Non solo Poste italiane; nel mirino dell’Autorità garante della concorrenza e del mercato ci sono finite venti società specializzate nel settore degli invii di merci su strada da e per l’Italia, alcune delle quali attive anche nel settore postale. Il caso riguarda una intesa restrittiva che coinvolgerebbe pure il sodalizio di categoria Fedespedi, questo rappresentativo di circa 2.200 spedizionieri.
In base alle ipotesi, le aziende avrebbero scambiato, in occasione di riunioni nell’ambito della Fedespedi, informazioni sull’incidenza dell’incremento dei costi (quali, ad esempio, gli oneri per il carburante, i pedaggi stradali e alcune pratiche amministrative) per -“concordare -dice l’Antitrust- entità e modalità di aumento dei prezzi da applicare alla clientela”. E non basta, perché al termine degli incontri la stessa Fedespedi avrebbe, con circolari e comunicati stampa, “agevolato le aziende nell’applicare alla clientela gli incrementi di prezzo precedentemente concordati in ambito associativo”.
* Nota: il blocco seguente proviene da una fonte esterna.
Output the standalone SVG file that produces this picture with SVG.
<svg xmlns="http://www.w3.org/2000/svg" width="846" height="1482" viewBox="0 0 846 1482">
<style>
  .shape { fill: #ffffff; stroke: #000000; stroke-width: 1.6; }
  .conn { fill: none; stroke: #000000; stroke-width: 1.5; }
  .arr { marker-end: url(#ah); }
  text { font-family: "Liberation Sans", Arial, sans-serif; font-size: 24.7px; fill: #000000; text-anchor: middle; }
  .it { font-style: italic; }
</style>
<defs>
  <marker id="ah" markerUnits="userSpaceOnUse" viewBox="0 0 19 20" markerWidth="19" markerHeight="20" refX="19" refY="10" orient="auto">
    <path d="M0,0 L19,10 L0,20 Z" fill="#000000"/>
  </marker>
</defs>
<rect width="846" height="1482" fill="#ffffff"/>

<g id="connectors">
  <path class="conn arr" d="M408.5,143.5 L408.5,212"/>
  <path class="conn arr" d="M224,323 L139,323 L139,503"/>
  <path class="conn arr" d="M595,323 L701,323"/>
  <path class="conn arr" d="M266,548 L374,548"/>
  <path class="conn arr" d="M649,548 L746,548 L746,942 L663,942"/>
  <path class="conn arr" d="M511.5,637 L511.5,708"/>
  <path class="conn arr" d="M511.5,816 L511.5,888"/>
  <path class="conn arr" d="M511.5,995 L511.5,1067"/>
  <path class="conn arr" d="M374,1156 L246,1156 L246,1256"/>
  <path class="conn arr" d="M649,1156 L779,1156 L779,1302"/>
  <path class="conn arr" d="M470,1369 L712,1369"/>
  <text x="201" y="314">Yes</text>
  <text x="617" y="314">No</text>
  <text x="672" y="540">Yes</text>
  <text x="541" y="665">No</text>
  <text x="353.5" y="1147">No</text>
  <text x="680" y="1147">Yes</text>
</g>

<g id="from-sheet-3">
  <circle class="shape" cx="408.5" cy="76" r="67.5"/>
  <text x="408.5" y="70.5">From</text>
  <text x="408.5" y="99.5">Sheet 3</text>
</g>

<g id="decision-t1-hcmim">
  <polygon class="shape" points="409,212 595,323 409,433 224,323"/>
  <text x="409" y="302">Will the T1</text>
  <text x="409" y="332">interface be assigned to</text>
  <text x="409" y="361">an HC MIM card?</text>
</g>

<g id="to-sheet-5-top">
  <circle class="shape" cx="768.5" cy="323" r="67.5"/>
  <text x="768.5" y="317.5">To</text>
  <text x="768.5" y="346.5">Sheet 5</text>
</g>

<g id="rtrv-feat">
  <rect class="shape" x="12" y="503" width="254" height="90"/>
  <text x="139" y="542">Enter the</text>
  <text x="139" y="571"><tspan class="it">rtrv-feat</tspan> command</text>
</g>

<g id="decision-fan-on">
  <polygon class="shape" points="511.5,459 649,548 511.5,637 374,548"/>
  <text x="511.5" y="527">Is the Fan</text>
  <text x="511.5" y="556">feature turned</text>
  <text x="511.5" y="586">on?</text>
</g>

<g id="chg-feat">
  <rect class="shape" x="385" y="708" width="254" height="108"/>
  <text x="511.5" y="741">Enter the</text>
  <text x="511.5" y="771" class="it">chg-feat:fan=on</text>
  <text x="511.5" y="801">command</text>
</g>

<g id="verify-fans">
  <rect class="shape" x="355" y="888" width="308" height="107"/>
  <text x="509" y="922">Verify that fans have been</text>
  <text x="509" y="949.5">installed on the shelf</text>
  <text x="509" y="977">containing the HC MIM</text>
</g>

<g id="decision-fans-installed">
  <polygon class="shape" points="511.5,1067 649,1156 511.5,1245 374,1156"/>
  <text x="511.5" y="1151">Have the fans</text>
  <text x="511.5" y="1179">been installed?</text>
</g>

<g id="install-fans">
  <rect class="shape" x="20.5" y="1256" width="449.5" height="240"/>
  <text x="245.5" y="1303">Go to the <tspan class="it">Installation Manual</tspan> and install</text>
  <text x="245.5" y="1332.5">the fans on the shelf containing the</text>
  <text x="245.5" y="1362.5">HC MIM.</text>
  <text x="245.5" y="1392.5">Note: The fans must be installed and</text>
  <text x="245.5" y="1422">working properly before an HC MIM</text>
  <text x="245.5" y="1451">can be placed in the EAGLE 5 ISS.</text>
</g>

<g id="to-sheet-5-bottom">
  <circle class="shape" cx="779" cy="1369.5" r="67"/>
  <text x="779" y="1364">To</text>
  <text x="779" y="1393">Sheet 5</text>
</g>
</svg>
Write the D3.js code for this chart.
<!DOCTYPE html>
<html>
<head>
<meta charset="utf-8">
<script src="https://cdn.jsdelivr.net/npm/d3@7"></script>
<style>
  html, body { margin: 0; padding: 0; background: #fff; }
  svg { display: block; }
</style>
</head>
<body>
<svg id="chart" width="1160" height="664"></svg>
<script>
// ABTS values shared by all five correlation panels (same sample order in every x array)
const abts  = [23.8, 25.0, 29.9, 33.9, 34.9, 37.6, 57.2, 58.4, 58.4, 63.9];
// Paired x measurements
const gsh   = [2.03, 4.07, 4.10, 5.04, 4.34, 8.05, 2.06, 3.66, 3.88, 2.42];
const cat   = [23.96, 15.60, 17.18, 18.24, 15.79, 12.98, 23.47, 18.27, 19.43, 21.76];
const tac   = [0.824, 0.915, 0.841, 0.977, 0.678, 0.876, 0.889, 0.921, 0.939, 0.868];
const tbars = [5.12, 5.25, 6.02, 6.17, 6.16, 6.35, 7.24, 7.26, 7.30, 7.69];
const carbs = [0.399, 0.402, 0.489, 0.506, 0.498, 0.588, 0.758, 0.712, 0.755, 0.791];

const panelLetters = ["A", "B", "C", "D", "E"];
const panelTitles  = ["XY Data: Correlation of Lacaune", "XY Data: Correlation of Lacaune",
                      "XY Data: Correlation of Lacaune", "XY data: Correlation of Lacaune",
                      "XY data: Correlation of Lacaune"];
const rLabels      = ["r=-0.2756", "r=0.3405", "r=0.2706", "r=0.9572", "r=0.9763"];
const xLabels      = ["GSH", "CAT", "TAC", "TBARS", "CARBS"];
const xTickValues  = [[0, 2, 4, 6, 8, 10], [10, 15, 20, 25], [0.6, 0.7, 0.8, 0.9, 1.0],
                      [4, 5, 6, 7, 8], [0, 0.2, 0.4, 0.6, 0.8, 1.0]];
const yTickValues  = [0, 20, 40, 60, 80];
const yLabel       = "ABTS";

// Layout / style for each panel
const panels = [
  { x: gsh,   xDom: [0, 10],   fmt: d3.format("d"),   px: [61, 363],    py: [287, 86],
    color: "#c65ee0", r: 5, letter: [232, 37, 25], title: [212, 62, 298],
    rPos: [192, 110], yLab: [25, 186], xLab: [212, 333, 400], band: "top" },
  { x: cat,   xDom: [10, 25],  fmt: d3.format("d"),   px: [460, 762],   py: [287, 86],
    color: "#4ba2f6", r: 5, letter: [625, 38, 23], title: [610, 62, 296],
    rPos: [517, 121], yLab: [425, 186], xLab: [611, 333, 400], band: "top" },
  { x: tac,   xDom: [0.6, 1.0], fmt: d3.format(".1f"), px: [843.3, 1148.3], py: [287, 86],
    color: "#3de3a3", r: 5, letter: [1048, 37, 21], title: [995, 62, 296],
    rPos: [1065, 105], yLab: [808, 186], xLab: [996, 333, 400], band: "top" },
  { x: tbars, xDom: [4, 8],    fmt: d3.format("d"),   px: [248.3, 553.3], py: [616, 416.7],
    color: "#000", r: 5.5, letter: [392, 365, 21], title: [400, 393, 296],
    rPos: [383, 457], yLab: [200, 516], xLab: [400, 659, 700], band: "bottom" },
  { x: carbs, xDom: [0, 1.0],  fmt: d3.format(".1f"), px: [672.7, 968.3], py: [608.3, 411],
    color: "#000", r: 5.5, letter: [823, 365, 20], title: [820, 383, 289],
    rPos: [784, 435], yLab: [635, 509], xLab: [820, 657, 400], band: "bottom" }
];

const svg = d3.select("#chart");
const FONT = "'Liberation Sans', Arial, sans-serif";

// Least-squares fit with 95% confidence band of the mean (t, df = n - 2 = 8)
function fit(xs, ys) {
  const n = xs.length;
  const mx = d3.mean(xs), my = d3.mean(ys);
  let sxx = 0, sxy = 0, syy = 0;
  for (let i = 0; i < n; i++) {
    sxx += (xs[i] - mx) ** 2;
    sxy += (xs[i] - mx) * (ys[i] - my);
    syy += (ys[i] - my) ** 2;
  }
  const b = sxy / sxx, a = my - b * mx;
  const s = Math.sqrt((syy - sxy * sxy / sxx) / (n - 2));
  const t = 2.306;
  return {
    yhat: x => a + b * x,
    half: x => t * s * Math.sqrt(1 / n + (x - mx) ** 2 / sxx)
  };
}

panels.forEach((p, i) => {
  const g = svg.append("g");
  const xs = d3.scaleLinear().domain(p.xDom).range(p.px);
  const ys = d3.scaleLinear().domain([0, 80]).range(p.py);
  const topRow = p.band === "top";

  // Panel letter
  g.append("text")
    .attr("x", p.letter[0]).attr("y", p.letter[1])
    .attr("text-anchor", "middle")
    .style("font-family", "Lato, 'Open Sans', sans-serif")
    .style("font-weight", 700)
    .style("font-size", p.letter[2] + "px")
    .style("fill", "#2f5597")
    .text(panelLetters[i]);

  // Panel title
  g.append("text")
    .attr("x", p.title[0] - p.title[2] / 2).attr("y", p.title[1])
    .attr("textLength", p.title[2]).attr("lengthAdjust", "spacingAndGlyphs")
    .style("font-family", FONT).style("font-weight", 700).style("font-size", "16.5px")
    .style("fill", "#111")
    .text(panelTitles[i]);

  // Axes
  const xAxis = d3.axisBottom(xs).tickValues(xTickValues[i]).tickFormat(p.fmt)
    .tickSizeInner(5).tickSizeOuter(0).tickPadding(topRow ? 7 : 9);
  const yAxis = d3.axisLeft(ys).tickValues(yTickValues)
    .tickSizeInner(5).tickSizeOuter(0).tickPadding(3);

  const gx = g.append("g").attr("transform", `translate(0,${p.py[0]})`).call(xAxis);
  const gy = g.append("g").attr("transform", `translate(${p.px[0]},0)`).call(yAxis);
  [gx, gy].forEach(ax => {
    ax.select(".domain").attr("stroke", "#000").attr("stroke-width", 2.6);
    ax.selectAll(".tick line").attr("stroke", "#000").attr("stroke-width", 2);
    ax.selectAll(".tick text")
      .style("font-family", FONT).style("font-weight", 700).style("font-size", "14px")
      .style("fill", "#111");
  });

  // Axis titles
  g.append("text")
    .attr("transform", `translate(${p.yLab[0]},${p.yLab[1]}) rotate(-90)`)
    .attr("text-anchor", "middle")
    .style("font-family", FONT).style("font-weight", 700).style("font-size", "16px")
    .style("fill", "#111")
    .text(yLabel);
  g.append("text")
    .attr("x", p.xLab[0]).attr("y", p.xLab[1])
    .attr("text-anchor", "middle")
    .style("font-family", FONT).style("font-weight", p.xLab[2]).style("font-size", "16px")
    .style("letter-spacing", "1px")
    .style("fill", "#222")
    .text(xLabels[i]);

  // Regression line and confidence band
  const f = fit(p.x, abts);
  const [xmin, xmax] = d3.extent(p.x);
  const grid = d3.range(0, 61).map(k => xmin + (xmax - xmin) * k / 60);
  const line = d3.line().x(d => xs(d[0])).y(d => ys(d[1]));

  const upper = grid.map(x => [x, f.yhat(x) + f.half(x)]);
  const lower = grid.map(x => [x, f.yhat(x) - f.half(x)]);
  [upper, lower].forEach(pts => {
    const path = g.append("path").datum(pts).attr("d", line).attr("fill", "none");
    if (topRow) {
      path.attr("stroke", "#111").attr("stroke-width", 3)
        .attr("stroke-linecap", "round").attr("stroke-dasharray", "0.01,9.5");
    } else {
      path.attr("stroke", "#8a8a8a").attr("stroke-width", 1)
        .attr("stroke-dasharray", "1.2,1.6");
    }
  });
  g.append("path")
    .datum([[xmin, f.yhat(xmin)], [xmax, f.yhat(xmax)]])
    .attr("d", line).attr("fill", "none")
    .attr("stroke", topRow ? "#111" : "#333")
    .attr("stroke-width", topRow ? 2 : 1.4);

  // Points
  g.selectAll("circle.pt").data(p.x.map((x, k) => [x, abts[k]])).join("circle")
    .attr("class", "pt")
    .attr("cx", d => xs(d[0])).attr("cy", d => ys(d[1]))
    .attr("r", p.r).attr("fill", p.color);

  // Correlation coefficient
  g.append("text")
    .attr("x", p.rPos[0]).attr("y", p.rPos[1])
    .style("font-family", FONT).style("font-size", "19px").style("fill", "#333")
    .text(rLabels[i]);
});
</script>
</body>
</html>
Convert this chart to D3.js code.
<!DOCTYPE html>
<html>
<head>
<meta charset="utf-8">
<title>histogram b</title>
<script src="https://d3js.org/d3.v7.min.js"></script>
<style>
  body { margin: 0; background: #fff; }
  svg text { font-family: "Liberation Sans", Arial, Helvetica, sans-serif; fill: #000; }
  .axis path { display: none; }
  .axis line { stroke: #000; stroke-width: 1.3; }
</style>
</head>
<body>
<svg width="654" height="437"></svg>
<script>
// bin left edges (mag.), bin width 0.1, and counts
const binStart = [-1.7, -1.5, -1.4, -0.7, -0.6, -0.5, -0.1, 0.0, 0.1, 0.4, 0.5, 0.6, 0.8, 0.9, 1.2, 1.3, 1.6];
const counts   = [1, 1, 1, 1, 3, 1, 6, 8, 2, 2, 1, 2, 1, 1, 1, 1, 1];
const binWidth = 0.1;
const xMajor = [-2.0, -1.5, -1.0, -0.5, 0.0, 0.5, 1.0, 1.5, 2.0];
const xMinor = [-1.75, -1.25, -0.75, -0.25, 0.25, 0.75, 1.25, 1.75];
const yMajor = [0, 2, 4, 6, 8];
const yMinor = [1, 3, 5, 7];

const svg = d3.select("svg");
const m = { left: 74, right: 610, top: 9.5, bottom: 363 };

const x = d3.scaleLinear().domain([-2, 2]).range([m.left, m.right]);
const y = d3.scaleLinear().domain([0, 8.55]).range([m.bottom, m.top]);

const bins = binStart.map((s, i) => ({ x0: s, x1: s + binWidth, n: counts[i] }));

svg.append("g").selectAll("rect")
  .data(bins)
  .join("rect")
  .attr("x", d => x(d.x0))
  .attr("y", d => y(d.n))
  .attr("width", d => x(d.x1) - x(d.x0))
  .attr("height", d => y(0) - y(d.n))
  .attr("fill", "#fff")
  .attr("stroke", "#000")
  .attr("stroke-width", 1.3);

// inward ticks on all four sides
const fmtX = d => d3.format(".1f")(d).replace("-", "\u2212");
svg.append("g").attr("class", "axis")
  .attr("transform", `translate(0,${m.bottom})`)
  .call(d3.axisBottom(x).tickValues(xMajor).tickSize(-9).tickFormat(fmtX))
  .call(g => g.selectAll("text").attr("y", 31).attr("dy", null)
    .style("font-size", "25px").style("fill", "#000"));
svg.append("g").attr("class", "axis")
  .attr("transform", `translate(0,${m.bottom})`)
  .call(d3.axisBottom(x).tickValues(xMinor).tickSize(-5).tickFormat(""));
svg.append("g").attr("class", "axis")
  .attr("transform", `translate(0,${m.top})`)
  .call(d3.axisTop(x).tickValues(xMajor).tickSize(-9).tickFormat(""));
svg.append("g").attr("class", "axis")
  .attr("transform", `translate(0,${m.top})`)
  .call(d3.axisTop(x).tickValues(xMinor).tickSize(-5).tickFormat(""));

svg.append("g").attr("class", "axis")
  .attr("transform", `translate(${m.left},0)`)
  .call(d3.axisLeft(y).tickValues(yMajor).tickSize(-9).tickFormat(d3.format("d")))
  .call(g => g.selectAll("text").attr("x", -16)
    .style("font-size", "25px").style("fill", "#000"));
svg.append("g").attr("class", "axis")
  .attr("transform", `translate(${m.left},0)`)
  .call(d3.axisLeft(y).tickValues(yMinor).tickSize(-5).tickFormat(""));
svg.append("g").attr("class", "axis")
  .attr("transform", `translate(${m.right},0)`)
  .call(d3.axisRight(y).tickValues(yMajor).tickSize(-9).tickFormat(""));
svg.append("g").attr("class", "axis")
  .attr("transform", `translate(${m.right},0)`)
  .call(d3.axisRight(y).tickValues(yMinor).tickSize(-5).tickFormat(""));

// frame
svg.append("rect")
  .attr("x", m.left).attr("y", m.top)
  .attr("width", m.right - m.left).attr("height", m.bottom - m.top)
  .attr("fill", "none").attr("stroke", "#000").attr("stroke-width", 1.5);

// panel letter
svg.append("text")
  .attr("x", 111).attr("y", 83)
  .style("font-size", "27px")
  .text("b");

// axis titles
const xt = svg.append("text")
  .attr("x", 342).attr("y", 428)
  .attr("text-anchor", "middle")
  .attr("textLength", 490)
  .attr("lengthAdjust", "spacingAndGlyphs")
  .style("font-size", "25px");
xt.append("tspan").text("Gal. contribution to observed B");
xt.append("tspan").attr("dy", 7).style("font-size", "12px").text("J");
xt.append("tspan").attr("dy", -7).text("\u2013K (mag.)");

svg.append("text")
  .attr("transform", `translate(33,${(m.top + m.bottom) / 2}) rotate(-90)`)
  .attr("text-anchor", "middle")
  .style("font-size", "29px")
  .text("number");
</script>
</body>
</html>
Secondo il Garante e in base alle informazioni disponibili, “si può desumere l’esistenza, quanto meno a partire dalla fine del 2002 e fino al mese di settembre 2007, di un reciproco scambio di informazioni sensibili e di un coordinamento delle strategie commerciali” tra le società Agility, Albini & Pitigliani, Brigl, Cargo nord, Dhl, Ferrari, Francesco Parisi, Gefco, Geodis, I-Dika, Italmondo, Italsempione, Itk, Itx cargo, Rhenus, Saima, Schenker, Sittam, Transervice e Villanova, che rappresentano i principali operatori del mercato.